Clashes did break out in several cities between protesters and supporters of the army-led regime. At least one death was reported, according to the state-run Al-Ahram newspaper.
The low turnout Friday renewed questions about whether a government crackdown had successfully crippled Egypt’s largest political and social organization or whether it would fight for Morsi’s reinstatement in another form.
Ali Kamel, a Muslim Brotherhood lawyer, told the Al Jazeera news channel that roughly 10,000 members are under arrest. While there are no official numbers, the group is estimated to have as many as 500,000 activists.
The absence of the Brotherhood machine was apparent Friday on the hot streets of the Egyptian capital. In recent weeks, mountains of freshly printed posters could be seen across Cairo supporting Morsi. But by Friday, the number of new posters championing the displaced president was noticeably diminished.

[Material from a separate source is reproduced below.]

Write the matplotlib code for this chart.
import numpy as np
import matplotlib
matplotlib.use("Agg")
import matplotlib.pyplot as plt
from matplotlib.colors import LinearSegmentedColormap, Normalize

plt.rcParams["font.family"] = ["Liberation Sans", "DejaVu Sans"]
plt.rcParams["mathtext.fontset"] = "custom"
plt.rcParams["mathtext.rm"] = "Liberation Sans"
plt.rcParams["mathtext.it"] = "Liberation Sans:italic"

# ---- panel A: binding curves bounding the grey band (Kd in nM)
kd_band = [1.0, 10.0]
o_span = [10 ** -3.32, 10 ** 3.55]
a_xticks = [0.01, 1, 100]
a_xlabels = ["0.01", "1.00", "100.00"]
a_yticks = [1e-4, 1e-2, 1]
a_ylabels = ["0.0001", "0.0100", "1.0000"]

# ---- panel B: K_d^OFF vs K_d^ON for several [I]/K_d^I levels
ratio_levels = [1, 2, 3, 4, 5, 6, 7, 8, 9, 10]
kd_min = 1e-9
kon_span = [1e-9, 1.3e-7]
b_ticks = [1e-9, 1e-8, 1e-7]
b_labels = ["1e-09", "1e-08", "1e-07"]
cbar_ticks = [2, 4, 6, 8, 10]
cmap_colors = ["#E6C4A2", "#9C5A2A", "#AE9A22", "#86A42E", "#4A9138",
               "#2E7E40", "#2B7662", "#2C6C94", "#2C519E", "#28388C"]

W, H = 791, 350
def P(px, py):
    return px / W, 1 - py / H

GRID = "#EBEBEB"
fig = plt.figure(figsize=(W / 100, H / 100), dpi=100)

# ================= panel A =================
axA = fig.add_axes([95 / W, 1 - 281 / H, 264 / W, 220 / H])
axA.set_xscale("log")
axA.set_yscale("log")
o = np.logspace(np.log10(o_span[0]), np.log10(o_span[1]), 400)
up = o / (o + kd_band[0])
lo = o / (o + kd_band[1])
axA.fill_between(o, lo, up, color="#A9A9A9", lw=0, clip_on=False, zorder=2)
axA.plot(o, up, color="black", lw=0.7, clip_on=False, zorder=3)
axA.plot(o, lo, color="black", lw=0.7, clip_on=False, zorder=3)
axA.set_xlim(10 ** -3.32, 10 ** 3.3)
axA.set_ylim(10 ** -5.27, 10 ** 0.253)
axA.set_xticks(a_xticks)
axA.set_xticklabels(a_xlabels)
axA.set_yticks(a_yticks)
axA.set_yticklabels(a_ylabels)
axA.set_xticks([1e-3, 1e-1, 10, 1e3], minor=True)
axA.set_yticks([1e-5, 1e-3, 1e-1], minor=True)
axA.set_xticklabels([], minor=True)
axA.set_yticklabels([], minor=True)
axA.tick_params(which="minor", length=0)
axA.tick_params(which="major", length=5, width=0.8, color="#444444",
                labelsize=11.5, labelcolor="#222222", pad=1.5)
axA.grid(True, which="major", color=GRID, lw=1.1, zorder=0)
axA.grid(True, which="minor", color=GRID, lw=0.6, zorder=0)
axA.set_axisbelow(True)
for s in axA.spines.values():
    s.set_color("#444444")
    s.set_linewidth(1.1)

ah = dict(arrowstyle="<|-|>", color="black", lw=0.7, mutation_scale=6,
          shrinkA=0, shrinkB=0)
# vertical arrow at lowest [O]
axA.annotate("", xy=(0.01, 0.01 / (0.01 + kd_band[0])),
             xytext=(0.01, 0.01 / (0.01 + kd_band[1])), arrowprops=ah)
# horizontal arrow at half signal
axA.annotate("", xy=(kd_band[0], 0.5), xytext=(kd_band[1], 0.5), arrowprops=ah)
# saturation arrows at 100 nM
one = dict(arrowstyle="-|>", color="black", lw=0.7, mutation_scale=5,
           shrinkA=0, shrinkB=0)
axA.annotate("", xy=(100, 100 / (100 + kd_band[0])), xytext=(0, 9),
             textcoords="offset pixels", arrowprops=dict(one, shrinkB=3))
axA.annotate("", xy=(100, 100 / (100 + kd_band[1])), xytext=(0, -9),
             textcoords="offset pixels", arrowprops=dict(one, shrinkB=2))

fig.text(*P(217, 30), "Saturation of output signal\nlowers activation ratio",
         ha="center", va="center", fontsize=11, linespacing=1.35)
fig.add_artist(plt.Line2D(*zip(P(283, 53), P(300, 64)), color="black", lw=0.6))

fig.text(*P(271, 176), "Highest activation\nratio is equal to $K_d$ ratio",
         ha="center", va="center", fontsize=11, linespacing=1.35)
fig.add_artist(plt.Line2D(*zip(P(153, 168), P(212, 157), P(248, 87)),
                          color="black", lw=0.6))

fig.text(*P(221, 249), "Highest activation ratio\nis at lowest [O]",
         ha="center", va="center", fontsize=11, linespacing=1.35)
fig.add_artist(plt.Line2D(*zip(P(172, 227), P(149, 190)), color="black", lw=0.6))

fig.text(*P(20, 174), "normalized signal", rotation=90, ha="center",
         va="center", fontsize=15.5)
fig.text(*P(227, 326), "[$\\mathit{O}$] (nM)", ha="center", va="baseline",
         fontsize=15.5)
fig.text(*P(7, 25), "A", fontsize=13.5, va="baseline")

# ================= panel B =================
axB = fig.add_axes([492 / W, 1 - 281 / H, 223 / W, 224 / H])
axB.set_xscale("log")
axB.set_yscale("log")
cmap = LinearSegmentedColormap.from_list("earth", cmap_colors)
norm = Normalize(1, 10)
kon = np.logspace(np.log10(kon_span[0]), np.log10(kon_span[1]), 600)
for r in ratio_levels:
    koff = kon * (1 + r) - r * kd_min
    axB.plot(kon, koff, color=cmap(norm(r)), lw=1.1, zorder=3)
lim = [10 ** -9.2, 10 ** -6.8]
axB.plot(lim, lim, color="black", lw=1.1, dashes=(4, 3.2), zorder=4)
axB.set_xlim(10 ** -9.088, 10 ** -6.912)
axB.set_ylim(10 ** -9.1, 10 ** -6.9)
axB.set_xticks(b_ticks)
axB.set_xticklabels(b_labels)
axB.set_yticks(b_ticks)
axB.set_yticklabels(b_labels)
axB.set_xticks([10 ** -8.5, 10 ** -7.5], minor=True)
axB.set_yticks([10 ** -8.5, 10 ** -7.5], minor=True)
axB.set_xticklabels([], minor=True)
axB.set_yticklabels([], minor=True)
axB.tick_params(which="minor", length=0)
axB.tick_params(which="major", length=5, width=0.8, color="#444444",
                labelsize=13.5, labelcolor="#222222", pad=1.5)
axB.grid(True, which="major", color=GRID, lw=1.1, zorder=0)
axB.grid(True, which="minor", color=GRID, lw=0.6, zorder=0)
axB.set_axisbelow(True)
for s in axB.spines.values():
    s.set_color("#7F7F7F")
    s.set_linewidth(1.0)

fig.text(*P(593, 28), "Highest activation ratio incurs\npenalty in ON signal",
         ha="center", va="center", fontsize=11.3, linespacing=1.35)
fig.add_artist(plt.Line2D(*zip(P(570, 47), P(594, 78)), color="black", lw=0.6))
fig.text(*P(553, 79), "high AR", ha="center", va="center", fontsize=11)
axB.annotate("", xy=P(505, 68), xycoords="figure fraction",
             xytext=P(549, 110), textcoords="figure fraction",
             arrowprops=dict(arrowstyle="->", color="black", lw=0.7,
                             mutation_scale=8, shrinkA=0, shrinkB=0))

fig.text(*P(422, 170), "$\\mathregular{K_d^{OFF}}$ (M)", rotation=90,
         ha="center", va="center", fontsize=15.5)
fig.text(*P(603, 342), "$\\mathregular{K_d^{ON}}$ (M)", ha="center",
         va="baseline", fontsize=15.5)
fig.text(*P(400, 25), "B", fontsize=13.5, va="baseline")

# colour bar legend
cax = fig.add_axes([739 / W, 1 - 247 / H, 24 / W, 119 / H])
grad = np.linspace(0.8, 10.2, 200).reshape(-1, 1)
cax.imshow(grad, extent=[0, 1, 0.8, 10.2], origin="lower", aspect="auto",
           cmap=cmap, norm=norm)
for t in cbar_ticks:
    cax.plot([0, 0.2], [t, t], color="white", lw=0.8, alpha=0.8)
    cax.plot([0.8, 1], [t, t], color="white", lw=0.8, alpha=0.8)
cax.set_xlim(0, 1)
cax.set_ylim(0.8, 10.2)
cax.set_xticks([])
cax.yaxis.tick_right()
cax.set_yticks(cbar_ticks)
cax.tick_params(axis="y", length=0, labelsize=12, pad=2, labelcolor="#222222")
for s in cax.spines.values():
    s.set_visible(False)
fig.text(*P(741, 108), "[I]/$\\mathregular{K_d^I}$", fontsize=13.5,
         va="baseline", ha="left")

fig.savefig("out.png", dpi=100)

A number of men could be seen with trimmed beards. Security forces and everyday citizens alike have targeted those with longer beards men who would appear more piously Muslim and therefore more likely part of the Brotherhood.
The army and police maintained a formidable presence around Cairo, blocking major intersections and side streets with troops, barbed-wire barricades and armored vehicles. That kept locally organized marches from leaving their neighborhoods and merging into major gatherings.
As a result, a march by some 3,000 protesters, which appeared to be one of the largest organized in downtown Cairo, headed enthusiastically but almost aimlessly along open streets through the Mohandesin district until it dissolved in the late afternoon heat.
“We aren’t going to any specific place,” said a man who would only give his first name of Taha. “We are defending our vote.”
Many marchers held four fingers in the air for “Rabaa,” the Arabic word for “fourth” and the site of the largest pro-Morsi sit-in that government forces assaulted and dispersed on Aug. 14. Most of at least 638 people killed that day died in the Rabaa section of Cairo.
Tensions, however, were high. Shoving and shouting matches erupted between pro-military and pro-Morsi worshippers as they left noon prayers at the Assad Ibn Al-Furat Mosque in the city’s upper-class Dokki district.
Several hundred men and women, some leading children by their hands, gathered under a grimy overpass in the neighboring Giza district. “All Egyptians are here,” they chanted, “not just the Brotherhood.” They denounced as a “traitor” Gen. Abdel-Fateh el-Sissi, the army chief and defense minister who has emerged as Egypt’s de facto ruler.
Ahmed Mohammad, 53, an electrician who appeared to be helping to marshal the crowd but denied belonging to the Brotherhood, said the turnout wasn’t low because of fears of violence or the mass arrests that have all but decapitated the organization’s leadership.
“The main effect is the army blockades. People are coming out and mobilizing without the leadership,” he said as passing cars and trucks honked support. “I have a question for Sissi: Why don’t you remove your tanks and see how large the crowds will be?”
Mohammad Abdul Rahman, 43, an engineer who also denied being a Brotherhood member, insisted that the pro-Morsi movement would persist.
“We believe in God, and we are not afraid of tanks and soldiers,” he said.
Kamel el-Helbawy is a former member of the Brotherhood who speaks publicly about the often opaque organization. He said leaders who are still free have been left alone because they are too weak to organize the group, “especially in such difficult circumstances.” The Brotherhood, el-Helbawy said, has lost public support.
His conclusion was bolstered by a poll released by the Egyptian Centre for Public Opinion Research. It found 67 percent of 1,395 Egyptians surveyed Aug. 19-21 were “content” with the government decision to violently break up sits-in supporting Morsi. That compared with 24 percent who were not content and 9 percent who were undecided.
For the movement to survive, el-Helbawy said, the Brotherhood’s leadership needs to step forward now while the organization is in crisis.
“The leadership left the battle at the wrong time. This is the worst crackdown,” el Helbawy said. “Within 10 years, maybe they can come back again.”